begin

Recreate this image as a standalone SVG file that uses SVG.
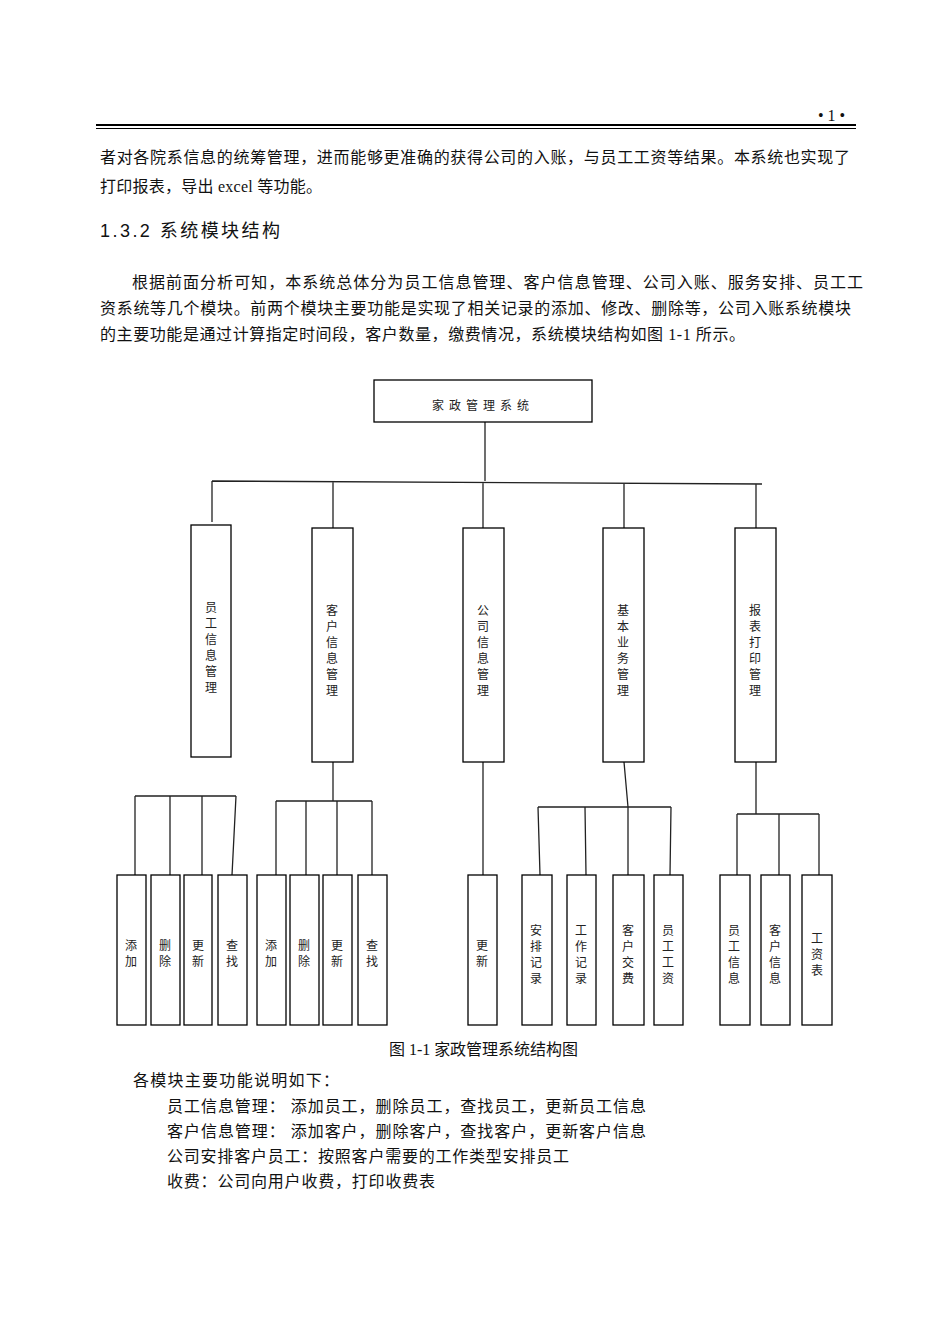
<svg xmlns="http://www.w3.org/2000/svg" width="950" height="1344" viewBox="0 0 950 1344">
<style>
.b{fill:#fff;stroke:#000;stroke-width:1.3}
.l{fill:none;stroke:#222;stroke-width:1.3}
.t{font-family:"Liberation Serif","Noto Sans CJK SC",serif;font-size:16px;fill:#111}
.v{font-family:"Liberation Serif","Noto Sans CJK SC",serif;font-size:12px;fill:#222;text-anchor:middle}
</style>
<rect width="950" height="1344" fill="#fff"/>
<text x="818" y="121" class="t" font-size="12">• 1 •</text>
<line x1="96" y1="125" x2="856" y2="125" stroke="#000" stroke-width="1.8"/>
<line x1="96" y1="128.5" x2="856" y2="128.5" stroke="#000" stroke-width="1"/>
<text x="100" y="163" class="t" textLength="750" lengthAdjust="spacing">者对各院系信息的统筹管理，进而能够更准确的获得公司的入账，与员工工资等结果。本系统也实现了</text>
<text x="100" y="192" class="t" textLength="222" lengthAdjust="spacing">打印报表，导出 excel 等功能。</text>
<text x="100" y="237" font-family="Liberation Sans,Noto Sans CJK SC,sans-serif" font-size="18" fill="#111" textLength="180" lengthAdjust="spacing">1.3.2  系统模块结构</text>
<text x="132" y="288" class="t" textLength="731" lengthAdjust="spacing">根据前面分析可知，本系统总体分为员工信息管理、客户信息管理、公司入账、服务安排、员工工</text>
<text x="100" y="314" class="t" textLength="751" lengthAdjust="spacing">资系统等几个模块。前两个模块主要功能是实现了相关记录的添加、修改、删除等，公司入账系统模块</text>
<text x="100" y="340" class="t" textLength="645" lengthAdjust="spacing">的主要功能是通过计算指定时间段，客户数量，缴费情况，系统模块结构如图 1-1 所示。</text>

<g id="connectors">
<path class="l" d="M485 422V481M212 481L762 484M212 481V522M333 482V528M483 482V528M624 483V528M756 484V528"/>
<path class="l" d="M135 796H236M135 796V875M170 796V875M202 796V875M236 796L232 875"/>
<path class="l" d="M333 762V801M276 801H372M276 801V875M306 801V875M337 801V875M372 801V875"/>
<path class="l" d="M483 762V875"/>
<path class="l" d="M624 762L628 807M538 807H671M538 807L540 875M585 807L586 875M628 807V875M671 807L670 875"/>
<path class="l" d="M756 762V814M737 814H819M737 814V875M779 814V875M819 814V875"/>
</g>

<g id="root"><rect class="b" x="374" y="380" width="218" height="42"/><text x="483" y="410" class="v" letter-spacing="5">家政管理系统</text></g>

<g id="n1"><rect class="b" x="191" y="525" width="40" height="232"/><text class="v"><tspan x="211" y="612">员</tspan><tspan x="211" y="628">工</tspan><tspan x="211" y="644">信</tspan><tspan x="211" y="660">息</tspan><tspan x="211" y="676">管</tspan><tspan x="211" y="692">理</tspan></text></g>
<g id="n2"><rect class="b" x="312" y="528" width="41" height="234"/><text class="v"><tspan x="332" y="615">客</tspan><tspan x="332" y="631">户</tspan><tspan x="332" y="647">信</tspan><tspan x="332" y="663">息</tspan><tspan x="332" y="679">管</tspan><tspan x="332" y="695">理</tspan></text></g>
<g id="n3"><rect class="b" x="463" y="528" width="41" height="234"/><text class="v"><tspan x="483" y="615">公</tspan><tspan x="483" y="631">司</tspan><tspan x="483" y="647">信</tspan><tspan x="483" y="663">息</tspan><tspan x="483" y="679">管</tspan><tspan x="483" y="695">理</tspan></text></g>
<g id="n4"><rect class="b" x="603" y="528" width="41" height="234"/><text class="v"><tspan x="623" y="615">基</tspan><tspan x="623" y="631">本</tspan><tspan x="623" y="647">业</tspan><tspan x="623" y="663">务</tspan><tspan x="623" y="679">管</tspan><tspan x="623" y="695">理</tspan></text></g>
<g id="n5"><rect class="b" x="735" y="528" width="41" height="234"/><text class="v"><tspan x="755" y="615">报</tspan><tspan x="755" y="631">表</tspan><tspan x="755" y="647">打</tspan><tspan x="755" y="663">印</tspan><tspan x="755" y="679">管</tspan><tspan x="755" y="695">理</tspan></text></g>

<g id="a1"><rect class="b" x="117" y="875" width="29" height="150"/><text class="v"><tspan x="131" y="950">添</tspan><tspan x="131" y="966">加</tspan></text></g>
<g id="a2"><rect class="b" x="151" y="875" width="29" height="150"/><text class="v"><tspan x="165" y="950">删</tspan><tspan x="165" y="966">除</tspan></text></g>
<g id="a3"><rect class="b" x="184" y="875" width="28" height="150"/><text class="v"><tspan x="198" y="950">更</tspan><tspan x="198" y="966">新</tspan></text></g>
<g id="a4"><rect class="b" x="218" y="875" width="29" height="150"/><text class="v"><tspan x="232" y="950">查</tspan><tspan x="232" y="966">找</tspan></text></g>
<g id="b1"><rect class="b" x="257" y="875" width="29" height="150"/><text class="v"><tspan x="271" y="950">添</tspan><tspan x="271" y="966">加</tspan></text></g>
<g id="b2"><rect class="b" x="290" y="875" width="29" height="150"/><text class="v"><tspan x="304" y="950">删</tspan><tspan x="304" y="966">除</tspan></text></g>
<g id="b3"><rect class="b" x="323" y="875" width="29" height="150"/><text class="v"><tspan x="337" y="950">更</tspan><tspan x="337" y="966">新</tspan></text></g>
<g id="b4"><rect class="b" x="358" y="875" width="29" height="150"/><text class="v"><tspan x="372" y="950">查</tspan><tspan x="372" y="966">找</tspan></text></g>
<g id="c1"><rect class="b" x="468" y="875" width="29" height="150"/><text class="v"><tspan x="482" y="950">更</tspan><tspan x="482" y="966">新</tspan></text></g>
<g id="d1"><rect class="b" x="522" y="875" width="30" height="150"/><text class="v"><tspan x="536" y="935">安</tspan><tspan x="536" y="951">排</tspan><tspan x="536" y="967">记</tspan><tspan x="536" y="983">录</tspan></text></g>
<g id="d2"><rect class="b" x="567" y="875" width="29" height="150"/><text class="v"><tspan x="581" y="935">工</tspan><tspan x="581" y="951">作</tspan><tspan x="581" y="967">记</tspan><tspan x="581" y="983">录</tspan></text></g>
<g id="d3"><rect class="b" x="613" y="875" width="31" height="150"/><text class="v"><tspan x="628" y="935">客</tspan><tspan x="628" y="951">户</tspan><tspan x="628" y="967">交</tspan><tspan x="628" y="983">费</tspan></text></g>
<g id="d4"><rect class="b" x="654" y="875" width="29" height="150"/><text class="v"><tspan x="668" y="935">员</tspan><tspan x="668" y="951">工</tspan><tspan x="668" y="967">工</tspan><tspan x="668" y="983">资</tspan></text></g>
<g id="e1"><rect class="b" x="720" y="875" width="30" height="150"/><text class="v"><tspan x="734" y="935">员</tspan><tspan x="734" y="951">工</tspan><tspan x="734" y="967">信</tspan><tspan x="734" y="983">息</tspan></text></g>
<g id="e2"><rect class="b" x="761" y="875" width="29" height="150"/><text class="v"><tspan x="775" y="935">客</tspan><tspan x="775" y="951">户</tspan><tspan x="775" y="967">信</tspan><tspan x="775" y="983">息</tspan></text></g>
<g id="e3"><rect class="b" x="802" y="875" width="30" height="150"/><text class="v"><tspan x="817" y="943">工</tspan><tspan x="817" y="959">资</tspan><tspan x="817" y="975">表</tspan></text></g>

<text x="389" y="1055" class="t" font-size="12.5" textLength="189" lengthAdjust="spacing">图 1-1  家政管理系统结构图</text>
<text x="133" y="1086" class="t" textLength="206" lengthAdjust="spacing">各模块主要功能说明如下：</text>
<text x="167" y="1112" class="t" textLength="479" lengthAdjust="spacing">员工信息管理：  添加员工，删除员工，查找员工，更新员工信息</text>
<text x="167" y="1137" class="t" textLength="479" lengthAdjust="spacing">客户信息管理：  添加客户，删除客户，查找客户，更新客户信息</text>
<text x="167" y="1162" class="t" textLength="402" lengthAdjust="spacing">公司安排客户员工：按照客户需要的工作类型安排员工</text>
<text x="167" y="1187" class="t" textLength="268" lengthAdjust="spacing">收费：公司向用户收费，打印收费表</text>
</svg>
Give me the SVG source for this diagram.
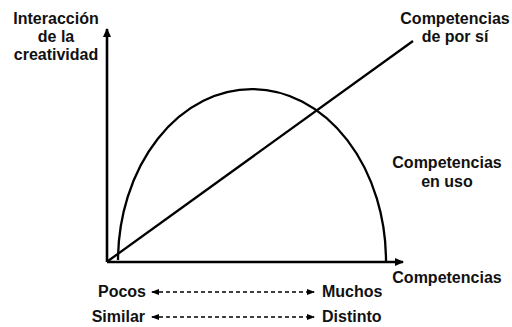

end

◆ **AIM**: Filter the entries down to the lines containing "this". Copy each of those lines.

◆ **EXERCISE RESULT**:
Recreate this image as a standalone SVG file that uses SVG.
Give me the SVG source for this diagram.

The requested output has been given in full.